A. Duty of Care: This duty requires that directors inform themselves “prior to making a business decision, of all material information reasonably available to them.” Whether the directors were informed of all material information depends on the quality of the information, the advice available, and whether the directors had “sufficient opportunity to acquire knowledge concerning the problem before action.” Moreover, a director may not simply accept the information presented. Rather, the director must assess the information with a “critical eye,” so as to protect the interests of the corporations and its stockholders.
B. Duty of Loyalty: As the Delaware Supreme Court explained in Guth v.
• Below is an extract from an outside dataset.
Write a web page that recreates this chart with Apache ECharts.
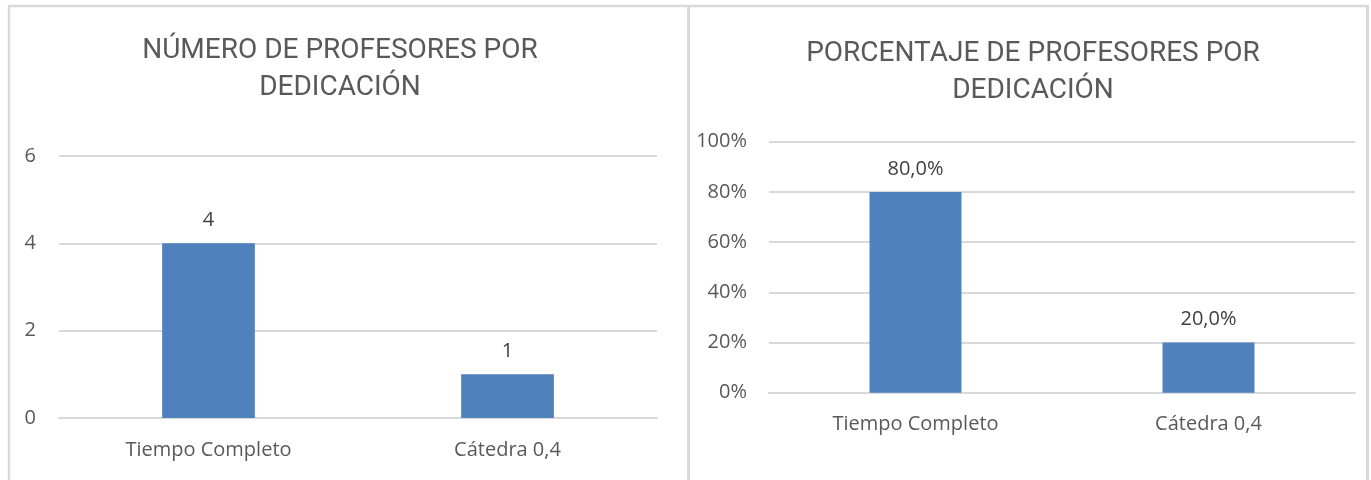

Loft, 5 A.2d 503, 510 (Del. 1939): “Corporate officers and directors are not permitted to use their position of trust and confidence to further their private interests. . . . A public policy, existing through the years, and derived from a profound knowledge of human characteristics and motives, has established a rule that demands of a corporate officer or director, peremptorily and inexorably, the most scrupulous observance of his duty, not only affirmatively to protect the interests of the corporation committed to his charge, but to refrain from doing anything that would [cause] work injury to the corporation, or to deprive it of profit or advantage which [said corporate officer or director’s] skill and ability might properly bring to it, or to enable it to make in the reasonable and lawful exercise of its power.”
Additionally, courts have imposed the following duties:
- Duty of Good Faith: Requiring the director to advance interests of the corporation, not violate the law, and fulfill his or her duties. For a thorough discussion of this duty, see In re The Walt Disney Co. Derivative Litig., 906 A.2d 27 (Del. 2006).
- Duty of Confidentiality: Required directors to keep corporate information confidential and not disclose it for their own benefit. Consult Guth v. Loft, Inc., 5 A.2d 503 (Del. 1939) for more information.
- Duty of Prudence: Requires a trustee to administer a trust with a degree of care, skill, and caution that a prudent trustee would exercise. Consult Amgen Inc. v. Harris, 136 S. Ct. 758 (2016) for more information.
- Duty of Disclosure: This duty requires directors to act with “complete candor.” In certain circumstances, this requires the directors to disclose to the stockholders “all of the facts and circumstances” relevant to the directors’ decision.
These duties do not mean, however, that the court will always impose its own review over directors’ decisions. Under the “ business judgment rule” the court presumes “that in making a business decision the directors of a corporation acted in an informed basis,
in good faith and in the honest belief that the actions taken was in the bests interests of the company.” Under this rule, courts will generally refrain from questioning the directors’ judgment so long as their judgment can be attributed to some rational corporate purpose.
For a very thorough discussion of corporate officers’ fiduciary duties, consult ‘William M. Lafferty, Lisa A. Schmidt, & Donald J. Wolfe, Jr., A Brief Introduction to the Fiduciary Duties of Directors Under Delaware Law, 116 Penn. St. L. Rev. 837 (2012).'
Do Not Serve Two or More Masters.
The single biggest mistake an entrepreneur can make in this area is creating and managing more than one (1) corporation, joint venture or LLC. Many times we see entrepreneurs attempting to set up and run different entities for perceived liability protection. These strategies actually damage, if not completely negate, their ability to protect against personal liabilities arising out of running a business. If you serve two or more entities, it’s almost impossible not to breach your fiduciary duty to shareholders of either entity. We suggest, you build only one entity (corp. or LLC) and set up either operating divisions or wholly owned and controlled or partially owned but fully controlled subsidiaries—if necessary to avoid a breach of fiduciary duty.